The hopeful metallurgical options, Sn/Ag/Cu and Sn/Ag/cu/Sb, require higher processing temperatures (up to +280ºC), and necessitate pre-conditioning bake-out drying to prevent board warping, de-laminations, crazing, and pop-corning of encapsulated components. This requires higher fuel consumption with subsequent increases in waste materials (scrap dross), air pollutants (stack emissions), and also contributes somewhat to global warming. More favorable options may be new and improved recycling processes, changeover to conductive adhesives and, the significant reduction of interface connections by design.

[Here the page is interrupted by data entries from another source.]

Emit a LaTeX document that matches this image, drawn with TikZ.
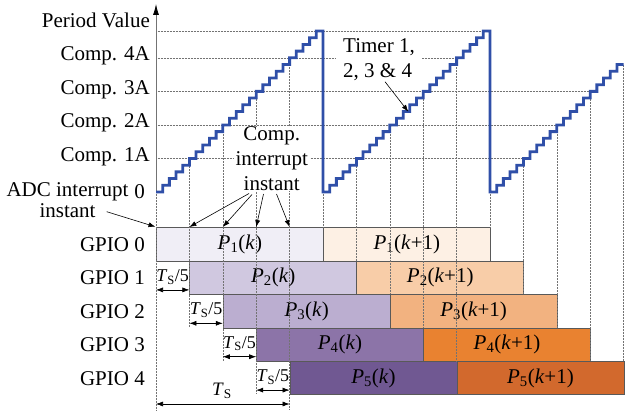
\documentclass[tikz,border=0pt]{standalone}
\usepackage{fontspec}
\setmainfont{Liberation Serif}
\usetikzlibrary{arrows.meta}
\definecolor{rampblue}{HTML}{2F4FA8}
\definecolor{pa}{HTML}{F0EEF6}
\definecolor{pb}{HTML}{D0C8E0}
\definecolor{pc}{HTML}{BBAED0}
\definecolor{pd}{HTML}{8C74A8}
\definecolor{pe}{HTML}{705892}
\definecolor{oa}{HTML}{FDF0E4}
\definecolor{ob}{HTML}{F8CDA8}
\definecolor{oc}{HTML}{F2B280}
\definecolor{od}{HTML}{E98230}
\definecolor{oe}{HTML}{D2692D}
\newcommand{\Pk}[1]{\textit{P}\textsubscript{#1}(\textit{k})}
\newcommand{\Pkk}[1]{\textit{P}\textsubscript{#1}(\textit{k}+1)}
\newcommand{\TsF}{{\fontsize{18}{20}\selectfont\textit{T}\textsubscript{S}/5}}
\begin{document}
\begin{tikzpicture}[x=1pt,y=-1pt,
  font=\fontsize{21}{25}\selectfont,
  gridln/.style={draw=black!55, line width=0.5pt, densely dotted},
  barbox/.style={draw=black!65, line width=0.7pt, minimum width=167pt,
    minimum height=33.4pt, anchor=north west, inner sep=0pt},
  arr/.style={-{Latex[length=7pt,width=5pt]}, line width=0.6pt},
  darr/.style={{Latex[length=7pt,width=5pt]}-{Latex[length=7pt,width=5pt]}, line width=0.6pt},
  lbl/.style={anchor=base east, inner sep=0pt}]
\useasboundingbox (0,0) rectangle (643,412);

% bars
\foreach \r/\ca/\cb in {0/pa/oa,1/pb/ob,2/pc/oc,3/pd/od,4/pe/oe}{
  \pgfmathtruncatemacro{\m}{\r+1}
  \node[barbox, fill=\ca] (bk\m) at ({156+33.4*\r},{227.3+33.4*\r}) {\Pk{\m}};
  \node[barbox, fill=\cb] (bkk\m) at ({323+33.4*\r},{227.3+33.4*\r}) {\Pkk{\m}};
}

% horizontal grid lines
\draw[gridln] (156,31) -- (490,31);
\draw[gridln] (156,57.83) -- (456.6,57.83);
\draw[gridln] (156,91.375) -- (590.2,91.375);
\draw[gridln] (156,124.92) -- (556.8,124.92);
\draw[gridln] (156,158.46) -- (523.4,158.46);

% vertical grid lines
\foreach \n/\ya/\yb in {1/158.46/327.5, 2/124.92/360.9, 3/91.375/394.3, 4/57.83/410,
  6/158.46/260.7, 7/124.92/294.1, 8/91.375/327.5, 9/57.83/360.9,
  11/158.46/294.1, 12/124.92/327.5, 13/91.375/360.9, 14/64.54/360.9,
  5/192/227.3, 10/192/227.3, 0/192/410}
  \draw[gridln] ({156+33.4*\n},\ya) -- ({156+33.4*\n},\yb);

% labels with white background (drawn before the ramp)
\node[fill=white, inner xsep=2pt, inner ysep=0pt, align=center, anchor=base] (cint) at (271.7,190.7)
  {Comp.\\interrupt\\instant};
\node[fill=white, inner xsep=7pt, inner ysep=1pt, align=left, anchor=base west] (tmr) at (336,77.3)
  {Timer 1,\\2, 3 \& 4};

% axis
\draw[draw=black!55, line width=0.8pt, -{Latex[length=11pt,width=6pt,color=black]}] (156,192) -- (156,4);

% staircase
\draw[rampblue, line width=2.8pt, line join=miter]
  (156,192) -- ++(6.68,0) foreach \j in {1,...,24}{ -- ++(0,-6.70833) -- ++(6.68,0)}
  -- (323,192) -- ++(6.68,0) foreach \j in {1,...,24}{ -- ++(0,-6.70833) -- ++(6.68,0)}
  -- (490,192) -- ++(6.68,0) foreach \j in {1,...,19}{ -- ++(0,-6.70833) -- ++(6.68,0)};

% axis labels
\node[lbl] (pv) at (150,27.3) {Period Value};
\node[lbl] (c4) at (150,60.8) {Comp. 4A};
\node[lbl] (c3) at (150,94.4) {Comp. 3A};
\node[lbl] (c2) at (150,127.9) {Comp. 2A};
\node[lbl] (c1) at (150,161.5) {Comp. 1A};
\node[lbl] (zero) at (145,198.3) {0};

% GPIO labels
\foreach \r in {0,...,4}
  \node[lbl] (g\r) at (145,{251.5+33.4*\r}) {GPIO \r};

% Ts/5 labels and arrows
\foreach \i in {1,...,4}{
  \node[inner sep=0pt] (ts\i) at ({156+33.4*(\i-1)+16.7},{243.5+33.4*\i}) {\TsF};
  \coordinate (tsa\i) at ({156+33.4*(\i-1)},{256.5+33.4*\i});
  \coordinate (tsb\i) at ({156+33.4*\i},{256.5+33.4*\i});
  \draw[darr] (tsa\i) -- (tsb\i);
}
\node[inner sep=0pt] (tsl) at (222,391) {{\fontsize{19}{20}\selectfont\textit{T}\textsubscript{S}}};
\coordinate (tla) at (156,404);
\coordinate (tlb) at (289.6,404);
\draw[darr] (tla) -- (tlb);

% Comp interrupt arrows
\coordinate (s1) at (249,193.5);
\coordinate (s2) at (252,194.5);
\coordinate (s3) at (263.5,194);
\coordinate (s4) at (276.5,194);
\foreach \n in {1,...,4}{
  \coordinate (e\n) at ({156+33.4*\n},227);
  \draw[arr] (s\n) -- (e\n);
}

% ADC label
\node[inner sep=0pt, align=center, anchor=base, font=\fontsize{21}{20.5}\selectfont] (adc) at (67.5,217.3)
  {ADC interrupt\\instant};
\coordinate (adcs) at (106.7,211.7);
\coordinate (adce) at (155.5,226.8);
\draw[arr] (adcs) -- (adce);

% Timer arrow
\coordinate (tms) at (385,81.7);
\coordinate (tme) at (408.3,111.7);
\draw[arr] (tms) -- (tme);
\end{tikzpicture}
\end{document}
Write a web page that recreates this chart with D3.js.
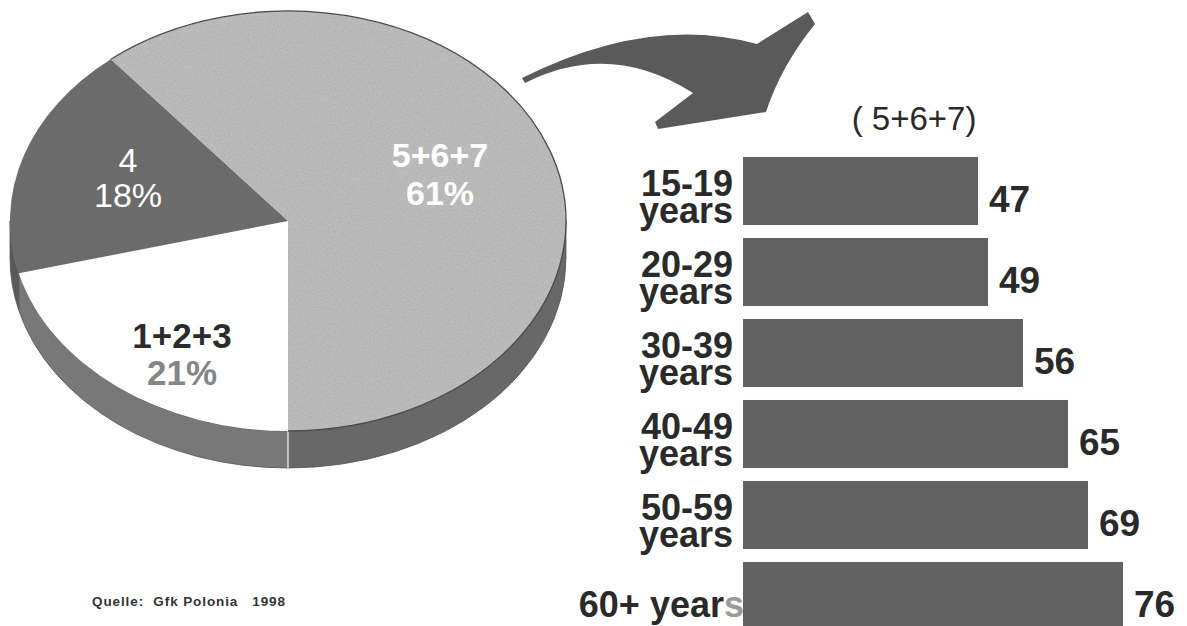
<!DOCTYPE html>
<html>
<head>
<meta charset="utf-8">
<script src="https://cdn.jsdelivr.net/npm/d3@7/dist/d3.min.js"></script>
<style>
  html, body { margin: 0; padding: 0; background: #ffffff; }
  svg { display: block; font-family: "Liberation Sans", Arial, Helvetica, sans-serif; }
</style>
</head>
<body>
<svg id="chart" width="1187" height="626"></svg>
<script>
// Pie: share of respondents by group
const pieCategories = ["5+6+7", "1+2+3", "4"];
const pieValues = [61, 21, 18];

// Bars: share of group 5+6+7 by age
const barTitle = "( 5+6+7)";
const ageLabels = ["15-19|years", "20-29|years", "30-39|years", "40-49|years", "50-59|years", "60+ years"];
const ageValues = [47, 49, 56, 65, 69, 76];

const sourceNote = "Quelle:  Gfk Polonia   1998";

const svg = d3.select("#chart");
const defs = svg.append("defs");

// fine grain for the light slice
const grain = defs.append("filter").attr("id", "grain")
  .attr("x", 0).attr("y", 0).attr("width", 1).attr("height", 1);
grain.append("feTurbulence").attr("type", "fractalNoise")
  .attr("baseFrequency", 0.85).attr("numOctaves", 2).attr("seed", 4).attr("result", "noise");
grain.append("feColorMatrix").attr("in", "noise").attr("type", "matrix")
  .attr("values", "0.33 0.33 0.33 0 0  0.33 0.33 0.33 0 0  0.33 0.33 0.33 0 0  0 0 0 0 1")
  .attr("result", "gray");
const ct = grain.append("feComponentTransfer").attr("in", "gray").attr("result", "soft");
["feFuncR", "feFuncG", "feFuncB"].forEach(f =>
  ct.append(f).attr("type", "linear").attr("slope", 0.6).attr("intercept", 0.66));
grain.append("feBlend").attr("in", "SourceGraphic").attr("in2", "soft").attr("mode", "multiply").attr("result", "mix");
grain.append("feComposite").attr("in", "mix").attr("in2", "SourceGraphic").attr("operator", "in");

// ---------- tilted pie ----------
const cx = 288, cy = 221, rx = 278, ry = 210, depth = 37;
const topFill = { "5+6+7": "#bdbdbd", "1+2+3": "#ffffff", "4": "#6b6b6b" };
const sideFill = { "5+6+7": "#686868", "1+2+3": "#787878", "4": "#5a5a5a" };

const start = Math.PI - (pieValues[0] / 100) * 2 * Math.PI;
const pie = d3.pie().sort(null).startAngle(start).endAngle(start + 2 * Math.PI);
const arcs = pie(pieValues).map((d, i) => ({ ...d, key: pieCategories[i] }));

// point on the tilted rim for a pie angle (0 = twelve o'clock, clockwise)
const pt = (a, dy = 0) => [cx + rx * Math.sin(a), cy - ry * Math.cos(a) + dy];

const gPie = svg.append("g");

// side wall (front half only: angles between pi/2 and 3pi/2)
function sidePath(a0, a1) {
  const s = pt(a0), e = pt(a1), eb = pt(a1, depth), sb = pt(a0, depth);
  const large = (a1 - a0) > Math.PI ? 1 : 0;
  return `M${s}A${rx},${ry} 0 ${large} 1 ${e}L${eb}A${rx},${ry} 0 ${large} 0 ${sb}Z`;
}
arcs.forEach(d => {
  const a0 = d.startAngle, a1 = d.endAngle;
  [0, 2 * Math.PI, -2 * Math.PI].forEach(k => {
    const s = Math.max(a0 + k, Math.PI / 2), e = Math.min(a1 + k, 3 * Math.PI / 2);
    if (e > s + 1e-6) {
      gPie.append("path").attr("d", sidePath(s, e))
        .attr("fill", sideFill[d.key]).attr("stroke", "#555").attr("stroke-width", 0.8);
    }
  });
});
// seam on the wall at six o'clock
const seamTop = pt(Math.PI), seamBot = pt(Math.PI, depth);
gPie.append("line").attr("x1", seamTop[0]).attr("y1", seamTop[1]).attr("x2", seamBot[0]).attr("y2", seamBot[1])
  .attr("stroke", "#ffffff").attr("stroke-width", 1.2);

// top faces
function topPath(a0, a1) {
  const s = pt(a0), e = pt(a1);
  const large = (a1 - a0) > Math.PI ? 1 : 0;
  return `M${cx},${cy}L${s}A${rx},${ry} 0 ${large} 1 ${e}Z`;
}
gPie.selectAll("path.top").data(arcs).join("path")
  .attr("class", "top")
  .attr("d", d => topPath(d.startAngle, d.endAngle))
  .attr("fill", d => topFill[d.key])
  .attr("filter", d => d.key === "5+6+7" ? "url(#grain)" : null);
// outline of the light slice rim
const lite = arcs[0];
gPie.append("path")
  .attr("d", (() => { const s = pt(lite.startAngle), e = pt(lite.endAngle);
    return `M${s}A${rx},${ry} 0 1 1 ${e}`; })())
  .attr("fill", "none").attr("stroke", "#4a4a4a").attr("stroke-width", 1.3);

// slice labels
const pieLabelLayout = {
  "5+6+7": { x: 440, y1: 167, y2: 205, size: 34, weight: "bold", c1: "#ffffff", c2: "#ffffff" },
  "4":     { x: 128, y1: 172, y2: 207, size: 34, weight: "normal", c1: "#ffffff", c2: "#ffffff" },
  "1+2+3": { x: 182, y1: 348, y2: 385, size: 35, weight: "bold", c1: "#2b2b2b", c2: "#858585" }
};
arcs.forEach(d => {
  const L = pieLabelLayout[d.key];
  const t = gPie.append("text").attr("text-anchor", "middle")
    .attr("font-size", L.size).attr("font-weight", L.weight);
  t.append("tspan").attr("x", L.x).attr("y", L.y1).attr("fill", L.c1).text(d.key);
  t.append("tspan").attr("x", L.x).attr("y", L.y2).attr("fill", L.c2).text(d.data + "%");
});

// ---------- curved arrow ----------
const arrow = d3.path();
arrow.moveTo(522, 78);
arrow.quadraticCurveTo(650, 14, 757, 44);
arrow.lineTo(808, 12);
arrow.lineTo(815, 24);
arrow.quadraticCurveTo(781, 66, 766, 112);
arrow.lineTo(658, 129);
arrow.lineTo(655, 122);
arrow.lineTo(693, 93);
arrow.quadraticCurveTo(610, 40, 525, 83);
arrow.closePath();
svg.append("path").attr("d", arrow.toString()).attr("fill", "#5a5a5a");

// ---------- bar chart ----------
const x = d3.scaleLinear().domain([0, 100]).range([743, 1243]);
const y = d3.scaleBand().domain(ageLabels).range([157, 643 - 13]).paddingInner(0.16).paddingOuter(0);

const gBar = svg.append("g");
gBar.append("text").attr("x", 914).attr("y", 130).attr("text-anchor", "middle")
  .attr("font-size", 33).attr("fill", "#2a2a2a").text(barTitle);

gBar.selectAll("rect.bar").data(ageValues).join("rect")
  .attr("class", "bar")
  .attr("x", x(0))
  .attr("y", (d, i) => y(ageLabels[i]))
  .attr("width", d => x(d) - x(0))
  .attr("height", y.bandwidth())
  .attr("fill", "#626262");

gBar.selectAll("text.val").data(ageValues).join("text")
  .attr("class", "val")
  .attr("x", d => x(d) + 11)
  .attr("y", (d, i) => y(ageLabels[i]) + y.bandwidth() / 2 + 21)
  .attr("font-size", 37).attr("font-weight", "bold").attr("fill", "#2a2a2a")
  .text(d => d);

ageLabels.forEach((lab, i) => {
  const mid = y(lab) + y.bandwidth() / 2;
  const parts = lab.split("|");
  if (parts.length === 2) {
    // two stacked lines, set tight as separate texts
    gBar.append("text").attr("text-anchor", "end")
      .attr("font-size", 36).attr("font-weight", "bold").attr("fill", "#2a2a2a")
      .attr("x", 733).attr("y", mid + 5).text(parts[0]);
    gBar.append("text").attr("text-anchor", "end")
      .attr("font-size", 36).attr("font-weight", "bold").attr("fill", "#2a2a2a")
      .attr("x", 733).attr("y", mid + 32).text(parts[1]);
  } else {
    const s = parts[0];
    const t = gBar.append("text").attr("text-anchor", "end")
      .attr("font-size", 36).attr("font-weight", "bold").attr("fill", "#2a2a2a")
      .attr("x", 744).attr("y", mid + 21);
    t.append("tspan").text(s.slice(0, -1));
    t.append("tspan").attr("fill", "#9a9a9a").text(s.slice(-1));
  }
});

// source note
svg.append("text").attr("x", 92).attr("y", 606)
  .attr("font-size", 13.5).attr("font-weight", "bold").attr("fill", "#333333")
  .attr("letter-spacing", 0.9)
  .attr("xml:space", "preserve").style("white-space", "pre")
  .text(sourceNote);
</script>
</body>
</html>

Another problem of concern is the potential growth of tin whiskers in lead-free solders.  Tin whiskers are single-crystal growths that follow a spiral pattern above the tin surface and may achieve a length of 0.35 inch (9.0mm) and carry up to 100mA. Pure tin readily produces tin whiskers which can cause shorts; so do some alloys of tin - but not alloys of tin and lead.  Unfortunately, there is no good test that will reveal the potential for tin whiskers.  The higher power level signals of the past would simply burn away the whiskers with little effect on the circuit function; however today’s finer pitch and smaller power levels are susceptible to serious disruptions or catastrophic failures from tin whiskers. Their existence is suggested by electrical anomalies, but proven only by physically sectioning the part.  One potential solution is to plate leads with palladium, but this treatment makes rework or repair of a board extremely difficult because the heat needed to remove the palladium is likely to damage the board and nearby components.

Recycling -The less than 0.5 % of total lead waste ending up in landfills from expended electronic consumer products can be reduced even further through re-cycling of expended product – e.g. re-claiming up to 75% of the solder from the dross. Lead-free product disposal will also require improvement in recycling as landfill leaching of these other compositions will also violate EPA and many municipal regulations.

Conductive adhesives - Polymer solder processes are a potentially viable metallurgical solder replacement; and, these adhesives have an advantage over metallurgical bonding as, they provide strong, durable, electrically and thermally conductive bonds in many non-metallic substrate applications, e.g. ceramics, glass, laminates and molded plastics.

Interconnect reduction - Today’s high density packaging requirements promote designs that use MCMs, CSP, and multi-layered substrates that significantly reduce the total number of interconnects, also reducing the amount of solder in end item products.

U.S. legislation of 1990 banning lead in many other products did not include electronic solder. Present legislation in congress to ban all potentially toxic materials by 2008 is meeting strong opposition by the AEA & EIA1  as there is no scientific finding justifying the ban or indicating a safe environmental impact by replacement materials. Initial European efforts to ban lead from electronic solder have now been scaled down to extend their timetable to 2009, and in some cases, to 2020. Some European countries (i.e. Germany), instead of an all out ban, are imposing recycling measures for discarded equipment. Japan has been the leading proponent of lead free solder, particularly in some of their smaller products (e.g., Panasonic’s portable MiniDisc); however, even their all-out ban timetable extends to 2015.  Probably, lead free interconnects will eventually prevail – the final chapter as to how when and when is yet to come.

1 The American Electronics Association (AEA) and the Electronic Industries Alliance (EIA) has informed Vice President Al Gore regarding their concerns with pending legislation.